Rogers invokes 3, 12 and 41 as the key numbers defining his challenge: Duke, with four million customers in five states, is the third largest emitter of CO2 among U.S. companies, the 12th largest corporate emitter in the world, and, 41st among nations if the firm were a country.
Rogers conceives of the challenge in terms he calls “cathedral thinking.” Just as it took three generations to design and build Notre Dame, so will it take decades to resolve the carbon issue. “It took us 100 years to get here, and will take a while to get out of this…. We need a sense of urgency, but not a sense of panic…a sense of hope, not a sense of fear. “
He names “two aspirations for the company.” The first involves modernizing and de-carbonizing the power supply, which he thinks can be accomplished if carbon capture and the next generation of nuclear technology prove themselves. The second aspiration is to maximize energy efficiency, even as demand for electricity rises.
Reducing greenhouse emissions will mean getting politicians to back an economy wide cap and trade on CO2, with “allowances to help make the transition for those dependent on coal.” Twenty-five states get more than 50% of their electricity from coal, Rogers reminds us. A consumer revolt might prevent meaningful laws from passing. While pursuing mitigation, we must also struggle with adaptation. Rogers detects great difficulty getting our politicians to aid places like Bangladesh that will most suffer from warming. Above all, the U.S. must start funding technology R&D. Rogers despairs of politicians responsibly dispersing R&D dollars, so he recommends a national trust fund to focus such spending.
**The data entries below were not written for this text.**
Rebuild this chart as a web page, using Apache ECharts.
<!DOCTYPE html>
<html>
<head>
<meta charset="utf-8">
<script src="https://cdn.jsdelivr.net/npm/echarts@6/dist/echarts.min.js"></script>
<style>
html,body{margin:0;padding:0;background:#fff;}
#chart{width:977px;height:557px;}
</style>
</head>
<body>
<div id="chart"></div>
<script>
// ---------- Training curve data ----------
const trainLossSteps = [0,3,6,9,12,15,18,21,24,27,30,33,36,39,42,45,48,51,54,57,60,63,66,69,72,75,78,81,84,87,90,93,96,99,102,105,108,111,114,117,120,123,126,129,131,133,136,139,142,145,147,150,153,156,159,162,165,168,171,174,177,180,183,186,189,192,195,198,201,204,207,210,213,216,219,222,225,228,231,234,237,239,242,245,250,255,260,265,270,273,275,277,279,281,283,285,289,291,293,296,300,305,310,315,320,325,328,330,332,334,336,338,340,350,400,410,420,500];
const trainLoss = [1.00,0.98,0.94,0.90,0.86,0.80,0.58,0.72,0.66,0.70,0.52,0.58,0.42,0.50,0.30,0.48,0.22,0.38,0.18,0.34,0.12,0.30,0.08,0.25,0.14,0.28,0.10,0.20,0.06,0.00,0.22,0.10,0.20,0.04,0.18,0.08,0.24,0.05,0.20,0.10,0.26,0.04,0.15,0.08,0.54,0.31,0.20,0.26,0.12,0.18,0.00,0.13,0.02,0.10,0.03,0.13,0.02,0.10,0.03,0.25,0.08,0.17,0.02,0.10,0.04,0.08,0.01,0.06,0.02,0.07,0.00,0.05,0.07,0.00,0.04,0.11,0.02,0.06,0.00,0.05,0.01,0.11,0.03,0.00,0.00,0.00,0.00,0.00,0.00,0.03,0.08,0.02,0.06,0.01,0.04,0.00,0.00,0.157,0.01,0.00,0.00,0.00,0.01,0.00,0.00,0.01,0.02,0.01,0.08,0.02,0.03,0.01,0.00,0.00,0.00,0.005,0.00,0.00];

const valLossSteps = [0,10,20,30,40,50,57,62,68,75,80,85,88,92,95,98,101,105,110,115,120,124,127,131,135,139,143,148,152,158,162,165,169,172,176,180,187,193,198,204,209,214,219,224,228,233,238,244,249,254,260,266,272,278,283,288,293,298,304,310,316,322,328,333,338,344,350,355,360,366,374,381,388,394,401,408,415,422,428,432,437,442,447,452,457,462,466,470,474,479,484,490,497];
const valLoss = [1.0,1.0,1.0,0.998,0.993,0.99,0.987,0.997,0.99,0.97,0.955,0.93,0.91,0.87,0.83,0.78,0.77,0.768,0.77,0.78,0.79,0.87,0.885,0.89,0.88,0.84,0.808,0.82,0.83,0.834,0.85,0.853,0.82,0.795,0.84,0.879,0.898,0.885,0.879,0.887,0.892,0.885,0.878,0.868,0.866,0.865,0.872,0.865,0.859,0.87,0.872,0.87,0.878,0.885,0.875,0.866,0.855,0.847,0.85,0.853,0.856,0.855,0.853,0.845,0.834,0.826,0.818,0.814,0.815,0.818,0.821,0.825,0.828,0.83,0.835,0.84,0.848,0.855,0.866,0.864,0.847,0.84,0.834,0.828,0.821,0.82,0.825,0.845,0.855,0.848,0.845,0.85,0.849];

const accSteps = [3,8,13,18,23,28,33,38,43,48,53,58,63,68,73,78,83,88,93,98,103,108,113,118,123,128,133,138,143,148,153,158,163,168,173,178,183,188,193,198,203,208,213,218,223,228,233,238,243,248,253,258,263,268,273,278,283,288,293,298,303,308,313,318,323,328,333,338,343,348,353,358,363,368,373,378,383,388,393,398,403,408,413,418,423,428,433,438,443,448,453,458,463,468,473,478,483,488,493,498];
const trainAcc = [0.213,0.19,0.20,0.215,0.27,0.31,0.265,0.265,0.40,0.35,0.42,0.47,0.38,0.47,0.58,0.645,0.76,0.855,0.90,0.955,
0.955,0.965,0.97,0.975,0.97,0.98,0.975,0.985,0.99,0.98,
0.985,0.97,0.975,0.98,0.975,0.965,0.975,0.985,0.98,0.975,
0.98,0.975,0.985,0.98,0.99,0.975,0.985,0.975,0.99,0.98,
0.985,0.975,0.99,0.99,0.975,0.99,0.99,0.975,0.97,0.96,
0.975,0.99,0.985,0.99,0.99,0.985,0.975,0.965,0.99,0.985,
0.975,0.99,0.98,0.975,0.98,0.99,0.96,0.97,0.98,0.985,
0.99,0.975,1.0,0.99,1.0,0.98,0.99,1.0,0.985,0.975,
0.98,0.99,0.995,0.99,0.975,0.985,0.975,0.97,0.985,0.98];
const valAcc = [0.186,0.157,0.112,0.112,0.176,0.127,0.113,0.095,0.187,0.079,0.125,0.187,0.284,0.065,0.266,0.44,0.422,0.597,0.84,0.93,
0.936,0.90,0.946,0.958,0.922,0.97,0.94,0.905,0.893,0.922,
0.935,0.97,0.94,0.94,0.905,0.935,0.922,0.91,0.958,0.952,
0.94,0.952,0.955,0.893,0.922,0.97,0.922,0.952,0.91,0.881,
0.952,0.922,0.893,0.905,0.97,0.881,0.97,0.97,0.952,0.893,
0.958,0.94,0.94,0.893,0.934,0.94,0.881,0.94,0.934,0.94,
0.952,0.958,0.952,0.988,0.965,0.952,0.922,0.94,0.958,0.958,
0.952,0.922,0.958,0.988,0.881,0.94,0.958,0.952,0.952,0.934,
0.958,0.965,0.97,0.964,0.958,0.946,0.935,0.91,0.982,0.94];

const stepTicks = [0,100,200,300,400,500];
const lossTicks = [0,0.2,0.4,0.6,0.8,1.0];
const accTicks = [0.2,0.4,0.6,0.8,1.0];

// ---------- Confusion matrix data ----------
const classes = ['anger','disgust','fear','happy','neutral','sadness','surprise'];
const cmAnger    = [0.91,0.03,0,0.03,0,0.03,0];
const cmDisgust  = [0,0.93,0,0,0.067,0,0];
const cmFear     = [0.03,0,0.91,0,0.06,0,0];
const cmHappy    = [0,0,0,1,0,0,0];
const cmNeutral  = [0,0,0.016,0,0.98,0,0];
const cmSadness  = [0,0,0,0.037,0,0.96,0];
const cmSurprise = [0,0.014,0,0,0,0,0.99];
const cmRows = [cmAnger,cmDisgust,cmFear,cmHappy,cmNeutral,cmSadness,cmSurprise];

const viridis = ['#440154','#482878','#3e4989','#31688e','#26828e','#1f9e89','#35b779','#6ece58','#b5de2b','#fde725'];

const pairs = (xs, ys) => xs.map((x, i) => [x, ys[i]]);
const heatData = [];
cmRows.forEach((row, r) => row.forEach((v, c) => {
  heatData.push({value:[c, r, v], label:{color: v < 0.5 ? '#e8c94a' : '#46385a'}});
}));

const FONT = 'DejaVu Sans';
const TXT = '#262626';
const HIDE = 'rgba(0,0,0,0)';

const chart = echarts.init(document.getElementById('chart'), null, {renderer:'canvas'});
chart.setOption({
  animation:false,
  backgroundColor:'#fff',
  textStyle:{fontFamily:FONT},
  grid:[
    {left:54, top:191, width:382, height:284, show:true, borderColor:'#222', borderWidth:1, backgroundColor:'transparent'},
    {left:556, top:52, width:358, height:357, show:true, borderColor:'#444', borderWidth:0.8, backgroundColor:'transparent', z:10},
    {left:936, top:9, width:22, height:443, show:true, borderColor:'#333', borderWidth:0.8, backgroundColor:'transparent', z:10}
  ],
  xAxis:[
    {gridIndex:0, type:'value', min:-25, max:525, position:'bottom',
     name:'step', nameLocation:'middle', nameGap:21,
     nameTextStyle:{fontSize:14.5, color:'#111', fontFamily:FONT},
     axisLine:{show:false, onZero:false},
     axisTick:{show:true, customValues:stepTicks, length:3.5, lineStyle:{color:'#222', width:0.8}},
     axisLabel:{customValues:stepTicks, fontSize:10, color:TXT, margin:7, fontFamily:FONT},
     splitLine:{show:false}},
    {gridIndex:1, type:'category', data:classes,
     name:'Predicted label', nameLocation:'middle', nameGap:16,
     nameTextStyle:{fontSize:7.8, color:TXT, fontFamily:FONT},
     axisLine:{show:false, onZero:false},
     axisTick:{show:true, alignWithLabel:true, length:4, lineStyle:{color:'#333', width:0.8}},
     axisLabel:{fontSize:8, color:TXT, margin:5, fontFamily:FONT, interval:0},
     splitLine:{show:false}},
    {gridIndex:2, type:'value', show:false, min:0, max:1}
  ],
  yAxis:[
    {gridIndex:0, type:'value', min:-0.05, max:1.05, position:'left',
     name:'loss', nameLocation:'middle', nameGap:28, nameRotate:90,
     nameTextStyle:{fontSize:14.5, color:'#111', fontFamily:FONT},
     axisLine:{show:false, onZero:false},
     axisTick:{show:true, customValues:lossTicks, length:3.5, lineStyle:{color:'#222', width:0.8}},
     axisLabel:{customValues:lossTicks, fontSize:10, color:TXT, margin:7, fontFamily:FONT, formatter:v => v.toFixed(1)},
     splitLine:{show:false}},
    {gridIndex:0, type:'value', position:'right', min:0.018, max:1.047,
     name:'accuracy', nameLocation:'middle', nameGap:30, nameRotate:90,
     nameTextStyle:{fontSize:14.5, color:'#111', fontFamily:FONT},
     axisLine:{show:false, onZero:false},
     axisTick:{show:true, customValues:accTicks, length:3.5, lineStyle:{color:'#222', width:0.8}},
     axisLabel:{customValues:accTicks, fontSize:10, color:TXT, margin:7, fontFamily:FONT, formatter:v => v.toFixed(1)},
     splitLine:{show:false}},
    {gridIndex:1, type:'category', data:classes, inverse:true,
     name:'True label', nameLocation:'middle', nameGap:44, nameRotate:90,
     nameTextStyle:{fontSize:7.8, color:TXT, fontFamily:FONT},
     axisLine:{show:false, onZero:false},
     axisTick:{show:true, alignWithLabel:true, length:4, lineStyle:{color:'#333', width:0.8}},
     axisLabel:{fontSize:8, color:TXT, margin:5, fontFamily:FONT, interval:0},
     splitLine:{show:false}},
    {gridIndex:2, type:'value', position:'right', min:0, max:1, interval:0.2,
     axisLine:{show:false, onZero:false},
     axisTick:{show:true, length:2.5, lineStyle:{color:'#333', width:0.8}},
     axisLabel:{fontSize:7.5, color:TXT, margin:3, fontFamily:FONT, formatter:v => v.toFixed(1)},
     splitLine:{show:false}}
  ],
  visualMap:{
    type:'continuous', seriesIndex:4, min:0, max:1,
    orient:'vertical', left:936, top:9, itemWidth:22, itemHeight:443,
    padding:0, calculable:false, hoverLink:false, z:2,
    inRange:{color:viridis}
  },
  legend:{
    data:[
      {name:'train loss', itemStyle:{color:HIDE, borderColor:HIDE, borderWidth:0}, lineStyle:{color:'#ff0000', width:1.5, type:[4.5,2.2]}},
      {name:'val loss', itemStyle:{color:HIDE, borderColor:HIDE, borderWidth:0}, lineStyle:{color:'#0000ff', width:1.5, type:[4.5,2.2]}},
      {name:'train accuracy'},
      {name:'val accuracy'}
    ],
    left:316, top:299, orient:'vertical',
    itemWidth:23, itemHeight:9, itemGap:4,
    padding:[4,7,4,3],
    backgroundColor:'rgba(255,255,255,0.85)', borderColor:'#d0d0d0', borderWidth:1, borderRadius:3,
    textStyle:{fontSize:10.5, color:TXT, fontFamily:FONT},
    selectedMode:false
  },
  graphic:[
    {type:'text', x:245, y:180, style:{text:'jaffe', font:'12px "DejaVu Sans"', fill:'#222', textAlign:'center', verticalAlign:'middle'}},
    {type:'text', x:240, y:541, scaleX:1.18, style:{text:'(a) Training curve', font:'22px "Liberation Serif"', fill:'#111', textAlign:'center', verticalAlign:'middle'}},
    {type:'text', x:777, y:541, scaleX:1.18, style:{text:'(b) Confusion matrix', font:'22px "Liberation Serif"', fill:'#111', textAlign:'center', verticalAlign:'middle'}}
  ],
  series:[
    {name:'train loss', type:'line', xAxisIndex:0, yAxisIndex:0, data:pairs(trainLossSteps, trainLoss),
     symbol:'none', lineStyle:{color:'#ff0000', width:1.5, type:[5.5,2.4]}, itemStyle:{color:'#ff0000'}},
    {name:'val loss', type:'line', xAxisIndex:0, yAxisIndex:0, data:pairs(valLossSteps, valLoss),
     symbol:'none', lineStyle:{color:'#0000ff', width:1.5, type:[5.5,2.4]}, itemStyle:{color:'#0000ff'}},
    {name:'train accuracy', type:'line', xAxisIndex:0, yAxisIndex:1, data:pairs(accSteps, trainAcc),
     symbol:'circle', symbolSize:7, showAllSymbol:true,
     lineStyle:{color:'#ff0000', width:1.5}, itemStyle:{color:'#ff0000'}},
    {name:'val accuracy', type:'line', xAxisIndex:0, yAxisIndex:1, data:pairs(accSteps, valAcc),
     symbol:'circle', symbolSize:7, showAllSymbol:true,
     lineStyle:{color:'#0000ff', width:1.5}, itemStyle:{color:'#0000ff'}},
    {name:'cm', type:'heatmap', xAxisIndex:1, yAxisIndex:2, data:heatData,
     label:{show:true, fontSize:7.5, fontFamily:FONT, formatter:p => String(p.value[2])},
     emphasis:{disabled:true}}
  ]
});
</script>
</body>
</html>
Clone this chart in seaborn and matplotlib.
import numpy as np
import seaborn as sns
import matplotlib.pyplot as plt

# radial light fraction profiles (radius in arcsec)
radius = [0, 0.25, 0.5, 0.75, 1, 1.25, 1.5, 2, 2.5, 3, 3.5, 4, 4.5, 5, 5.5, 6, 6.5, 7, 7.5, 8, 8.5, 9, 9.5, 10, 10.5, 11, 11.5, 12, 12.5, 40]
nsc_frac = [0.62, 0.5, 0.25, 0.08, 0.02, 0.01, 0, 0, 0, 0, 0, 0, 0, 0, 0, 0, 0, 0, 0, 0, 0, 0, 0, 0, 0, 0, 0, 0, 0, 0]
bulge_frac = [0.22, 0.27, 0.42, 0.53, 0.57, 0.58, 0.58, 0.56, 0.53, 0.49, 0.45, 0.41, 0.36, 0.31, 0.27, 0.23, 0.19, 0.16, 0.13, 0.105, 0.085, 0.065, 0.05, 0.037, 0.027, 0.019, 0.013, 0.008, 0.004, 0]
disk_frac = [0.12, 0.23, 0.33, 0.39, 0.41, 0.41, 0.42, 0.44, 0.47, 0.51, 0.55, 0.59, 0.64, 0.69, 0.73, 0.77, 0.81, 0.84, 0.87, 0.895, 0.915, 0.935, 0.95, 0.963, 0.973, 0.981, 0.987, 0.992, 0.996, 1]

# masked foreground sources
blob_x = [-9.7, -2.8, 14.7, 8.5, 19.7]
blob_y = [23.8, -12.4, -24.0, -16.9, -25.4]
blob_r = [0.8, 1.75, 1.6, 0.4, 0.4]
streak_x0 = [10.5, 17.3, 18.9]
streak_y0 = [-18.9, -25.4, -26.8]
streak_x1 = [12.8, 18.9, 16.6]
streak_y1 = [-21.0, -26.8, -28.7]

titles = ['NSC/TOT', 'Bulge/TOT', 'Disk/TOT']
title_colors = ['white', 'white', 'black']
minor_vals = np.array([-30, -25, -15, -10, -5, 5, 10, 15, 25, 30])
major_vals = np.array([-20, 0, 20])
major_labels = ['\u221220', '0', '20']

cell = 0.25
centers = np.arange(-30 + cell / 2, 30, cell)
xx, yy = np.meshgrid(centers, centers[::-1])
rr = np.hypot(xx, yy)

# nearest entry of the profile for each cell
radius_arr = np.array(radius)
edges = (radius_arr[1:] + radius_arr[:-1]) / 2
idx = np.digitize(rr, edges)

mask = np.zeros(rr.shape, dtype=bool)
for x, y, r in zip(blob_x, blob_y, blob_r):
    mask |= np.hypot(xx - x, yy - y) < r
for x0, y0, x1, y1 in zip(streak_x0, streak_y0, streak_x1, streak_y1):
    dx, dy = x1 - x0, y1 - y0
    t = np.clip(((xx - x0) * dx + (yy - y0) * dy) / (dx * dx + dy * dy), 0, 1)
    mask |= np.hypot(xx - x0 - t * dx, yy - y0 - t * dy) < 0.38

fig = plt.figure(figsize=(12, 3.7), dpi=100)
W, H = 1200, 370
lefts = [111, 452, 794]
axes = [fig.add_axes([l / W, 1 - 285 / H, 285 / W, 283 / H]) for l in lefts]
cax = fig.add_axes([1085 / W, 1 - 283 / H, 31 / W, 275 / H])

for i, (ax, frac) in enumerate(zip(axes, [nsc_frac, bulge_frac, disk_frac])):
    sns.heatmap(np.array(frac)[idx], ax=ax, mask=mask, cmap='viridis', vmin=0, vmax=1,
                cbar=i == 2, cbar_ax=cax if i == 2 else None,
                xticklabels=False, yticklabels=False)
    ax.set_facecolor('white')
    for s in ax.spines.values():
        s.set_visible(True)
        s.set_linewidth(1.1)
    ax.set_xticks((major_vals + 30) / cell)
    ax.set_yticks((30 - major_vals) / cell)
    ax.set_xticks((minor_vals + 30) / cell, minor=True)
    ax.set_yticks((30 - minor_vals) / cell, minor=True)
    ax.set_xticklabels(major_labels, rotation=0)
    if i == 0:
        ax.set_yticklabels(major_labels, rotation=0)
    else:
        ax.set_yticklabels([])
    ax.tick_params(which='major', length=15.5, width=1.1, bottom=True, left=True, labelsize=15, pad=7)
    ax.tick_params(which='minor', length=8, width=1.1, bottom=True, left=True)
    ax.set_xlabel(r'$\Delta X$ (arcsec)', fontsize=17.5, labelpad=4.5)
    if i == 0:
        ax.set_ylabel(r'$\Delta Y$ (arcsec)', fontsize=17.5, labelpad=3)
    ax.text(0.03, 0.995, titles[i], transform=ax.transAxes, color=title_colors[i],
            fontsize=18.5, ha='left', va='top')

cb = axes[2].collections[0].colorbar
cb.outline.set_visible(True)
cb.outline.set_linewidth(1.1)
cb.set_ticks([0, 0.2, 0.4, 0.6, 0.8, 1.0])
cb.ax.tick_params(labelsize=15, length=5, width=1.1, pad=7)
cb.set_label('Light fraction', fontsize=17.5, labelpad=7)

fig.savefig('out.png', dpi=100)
As a firm believer in incentives, Rogers would like to reward utilities for saving watts. He says “energy efficiency is one of the five ways you generate electricity -- it should be treated as a production option.” Duke Energy is attempting to achieve efficiencies by modernizing coal plants, and hopes to find software to optimize and streamline its operations as well. While customers and investors routinely evaluate Rogers’ performance, he most cares about his family’s judgment in the future. “At the end of the day, I want my grandchildren to say my granddaddy made the right decision when faced with 3, 12, 41.”